U.S. Court of Appeals for the Ninth Circuit, 2011

Jaswant Sran v. Eric H. Holder Jr.

Jaswant Sran v. Eric H. Holder Jr.
U.S. Court of Appeals for the Ninth Circuit · Decided March 14, 2011 · Farris, O'Scannlain, Bybee
420 F. App'x 775

Jaswant Sran v. Eric H. Holder Jr.

Opinion

MEMORANDUM **

Jaswant Singh Sran, a native and citizen of India, petitions for review of the Board of Immigration Appeals’ (“BIA”) order dismissing his appeal from an immigration judge’s (“IJ”) decision denying his application for asylum, withholding of removal, and relief under the Convention Against Torture (“CAT”). We have jurisdiction under 8 U.S.C. § 1252. We review for substantial evidence factual findings, Farah v. Ashcroft, 348 F.3d 1153, 1156 (9th Cir. 2003), and we review de novo due process claims, Vasquez-Zavala v. Ashcroft, 324 F.3d 1105, 1107 (9th Cir. 2003). We deny the petition for review.

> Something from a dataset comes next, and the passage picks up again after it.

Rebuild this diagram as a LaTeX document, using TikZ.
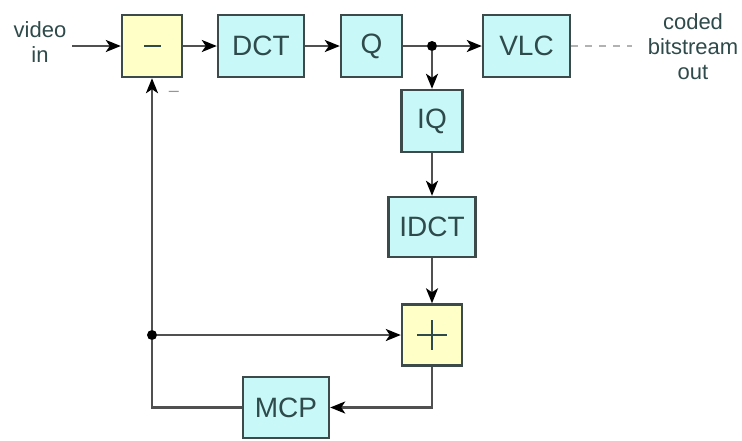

Substantial evidence supports the agency’s adverse credibility determination because Sran submitted several fraudulent documents. See Lin v. Gonzales, 434 F.3d 1158, 1162 (9th Cir. 2006) (IJ may deny an asylum application as not credible based on documentary evidence if there is evidence undermining the reliability of the documents). We lack jurisdiction to consider Sran’s contention that the IJ erred when it relied on documents he did not obtain, because he did not present this argument to the BIA. See Barron v. Ashcroft, 358 F.3d 674, 678 (9th Cir. 2004). In the absence of credible testimony, Sran’s asylum and withholding of removal claims fail. See Farah, 348 F.3d at 1156.

Because Sran’s CAT claim is based on the same evidence the agency found not credible, and he points to no other evidence showing it is more likely than not he will be tortured if returned to India, his CAT claim also fails. See id. at 1156-57.

Finally, we reject Sran’s contentions that the IJ violated his due process rights. The admission of the hearsay testimony of the government investigator’s interviewees in India was not fundamentally unfair. See Gu v. Gonzales, 454 F.3d 1014, 1021 (9th Cir. 2006). In addition, Sran has not demonstrated the revised transcript of the government investigator’s testimony, the *776 absence of a translation of the proceeding in which the IJ and the attorneys agreed on a methodology for re-transcribing the government investigator’s testimony, or the IJ’s sustained objections to questions regarding the jail record, either constituted an error or caused prejudice. See Lata v. INS, 204 F.Sd 1241, 1246 (9th Cir. 2000).

PETITION FOR REVIEW DENIED.

**

This disposition is not appropriate for publication and is not precedent except as provided by 9th Cir. R. 36-3.